• Stated problem
Reproduce the listing word for word. Skip any image.

..............................

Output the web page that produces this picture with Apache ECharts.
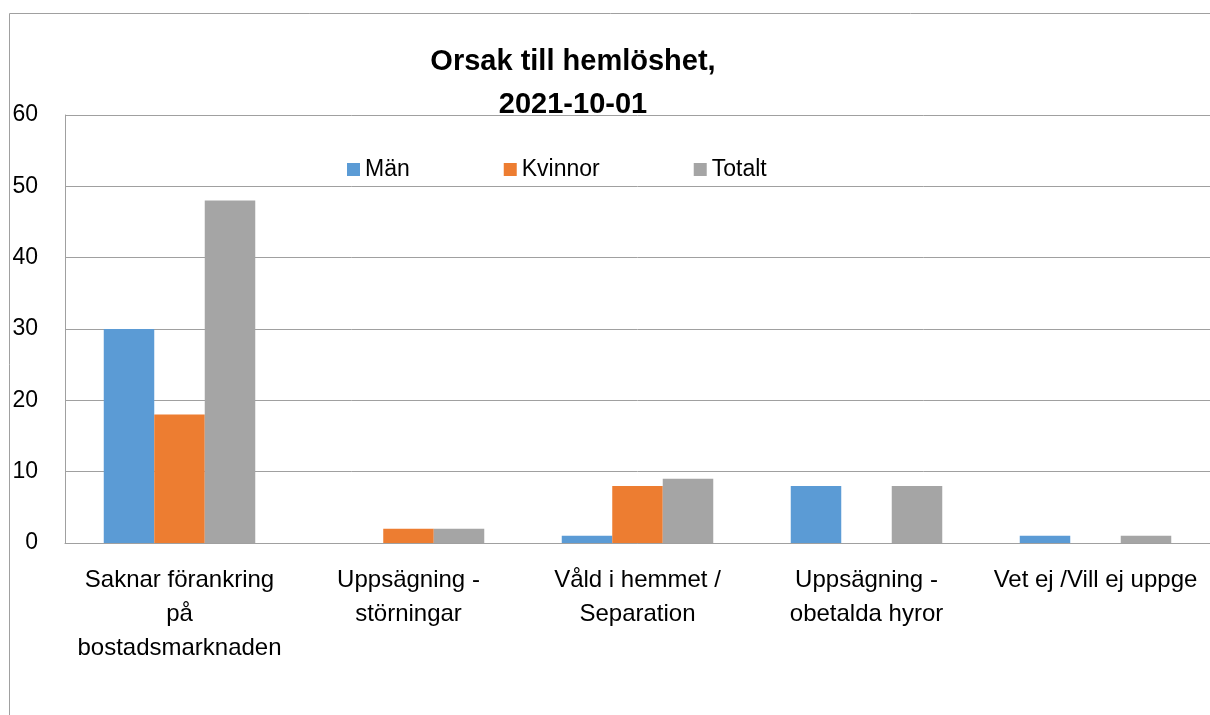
<!DOCTYPE html>
<html>
<head>
<meta charset="utf-8">
<script src="https://cdn.jsdelivr.net/npm/echarts@6/dist/echarts.min.js"></script>
<style>
html,body{margin:0;padding:0;background:#fff;}
#chart{width:1210px;height:715px;}
</style>
</head>
<body>
<div id="chart"></div>
<script>
const categories = [
  "Saknar förankring\npå\nbostadsmarknaden",
  "Uppsägning -\nstörningar",
  "Våld i hemmet /\nSeparation",
  "Uppsägning -\nobetalda hyror",
  "Vet ej /Vill ej uppge"
];
const seriesNames = ["Män", "Kvinnor", "Totalt"];
const man = [30, 0, 1, 8, 1];
const kvinnor = [18, 2, 8, 0, 0];
const totalt = [48, 2, 9, 8, 1];
const yTicks = [0, 10, 20, 30, 40, 50, 60];

const colors = ["#5B9BD5", "#ED7D31", "#A5A5A5"];
const font = "'Liberation Sans', Arial, sans-serif";

const chart = echarts.init(document.getElementById('chart'));
chart.setOption({
  animation: false,
  color: colors,
  title: {
    text: "Orsak till hemlöshet,\n2021-10-01",
    left: 568,
    top: 35,
    textAlign: 'center',
    textStyle: {fontFamily: font, fontSize: 29, fontWeight: 'bold', color: '#000', lineHeight: 43}
  },
  graphic: [{
    type: 'rect',
    shape: {x: 9.5, y: 13.5, width: 1400, height: 900},
    style: {fill: 'none', stroke: '#a0a0a0', lineWidth: 1},
    silent: true,
    z: -1
  }],
  legend: {
    data: seriesNames,
    left: 342,
    top: 153,
    icon: 'rect',
    itemWidth: 13,
    itemHeight: 13,
    itemGap: 94,
    textStyle: {fontFamily: font, fontSize: 23, color: '#000'}
  },
  grid: {left: 65, right: -2, top: 115, bottom: 172, containLabel: false},
  xAxis: {
    type: 'category',
    data: categories,
    axisLine: {show: true, lineStyle: {color: '#a0a0a0', width: 1}},
    axisTick: {show: false},
    axisLabel: {interval: 0, margin: 20, fontFamily: font, fontSize: 24, color: '#000', lineHeight: 34, align: 'center'}
  },
  yAxis: {
    type: 'value',
    min: yTicks[0],
    max: yTicks[yTicks.length - 1],
    interval: 10,
    axisLine: {show: true, lineStyle: {color: '#a0a0a0', width: 1}},
    axisTick: {show: false},
    axisLabel: {margin: 27, fontFamily: font, fontSize: 23, color: '#000'},
    splitLine: {show: true, lineStyle: {color: '#a0a0a0', width: 1}}
  },
  series: [
    {name: seriesNames[0], type: 'bar', data: man, barWidth: 50.5, barGap: '0%'},
    {name: seriesNames[1], type: 'bar', data: kvinnor, barWidth: 50.5, barGap: '0%'},
    {name: seriesNames[2], type: 'bar', data: totalt, barWidth: 50.5, barGap: '0%'}
  ]
});
</script>
</body>
</html>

..............................

• Answer to this task
Output the web page that produces this picture with Apache ECharts.
<!DOCTYPE html>
<html>
<head>
<meta charset="utf-8">
<script src="https://cdn.jsdelivr.net/npm/echarts@6/dist/echarts.min.js"></script>
<style>
html,body{margin:0;padding:0;background:#fff;}
#chart{width:1210px;height:715px;}
</style>
</head>
<body>
<div id="chart"></div>
<script>
const categories = [
  "Saknar förankring\npå\nbostadsmarknaden",
  "Uppsägning -\nstörningar",
  "Våld i hemmet /\nSeparation",
  "Uppsägning -\nobetalda hyror",
  "Vet ej /Vill ej uppge"
];
const seriesNames = ["Män", "Kvinnor", "Totalt"];
const man = [30, 0, 1, 8, 1];
const kvinnor = [18, 2, 8, 0, 0];
const totalt = [48, 2, 9, 8, 1];
const yTicks = [0, 10, 20, 30, 40, 50, 60];

const colors = ["#5B9BD5", "#ED7D31", "#A5A5A5"];
const font = "'Liberation Sans', Arial, sans-serif";

const chart = echarts.init(document.getElementById('chart'));
chart.setOption({
  animation: false,
  color: colors,
  title: {
    text: "Orsak till hemlöshet,\n2021-10-01",
    left: 568,
    top: 35,
    textAlign: 'center',
    textStyle: {fontFamily: font, fontSize: 29, fontWeight: 'bold', color: '#000', lineHeight: 43}
  },
  graphic: [{
    type: 'rect',
    shape: {x: 9.5, y: 13.5, width: 1400, height: 900},
    style: {fill: 'none', stroke: '#a0a0a0', lineWidth: 1},
    silent: true,
    z: -1
  }],
  legend: {
    data: seriesNames,
    left: 342,
    top: 153,
    icon: 'rect',
    itemWidth: 13,
    itemHeight: 13,
    itemGap: 94,
    textStyle: {fontFamily: font, fontSize: 23, color: '#000'}
  },
  grid: {left: 65, right: -2, top: 115, bottom: 172, containLabel: false},
  xAxis: {
    type: 'category',
    data: categories,
    axisLine: {show: true, lineStyle: {color: '#a0a0a0', width: 1}},
    axisTick: {show: false},
    axisLabel: {interval: 0, margin: 20, fontFamily: font, fontSize: 24, color: '#000', lineHeight: 34, align: 'center'}
  },
  yAxis: {
    type: 'value',
    min: yTicks[0],
    max: yTicks[yTicks.length - 1],
    interval: 10,
    axisLine: {show: true, lineStyle: {color: '#a0a0a0', width: 1}},
    axisTick: {show: false},
    axisLabel: {margin: 27, fontFamily: font, fontSize: 23, color: '#000'},
    splitLine: {show: true, lineStyle: {color: '#a0a0a0', width: 1}}
  },
  series: [
    {name: seriesNames[0], type: 'bar', data: man, barWidth: 50.5, barGap: '0%'},
    {name: seriesNames[1], type: 'bar', data: kvinnor, barWidth: 50.5, barGap: '0%'},
    {name: seriesNames[2], type: 'bar', data: totalt, barWidth: 50.5, barGap: '0%'}
  ]
});
</script>
</body>
</html>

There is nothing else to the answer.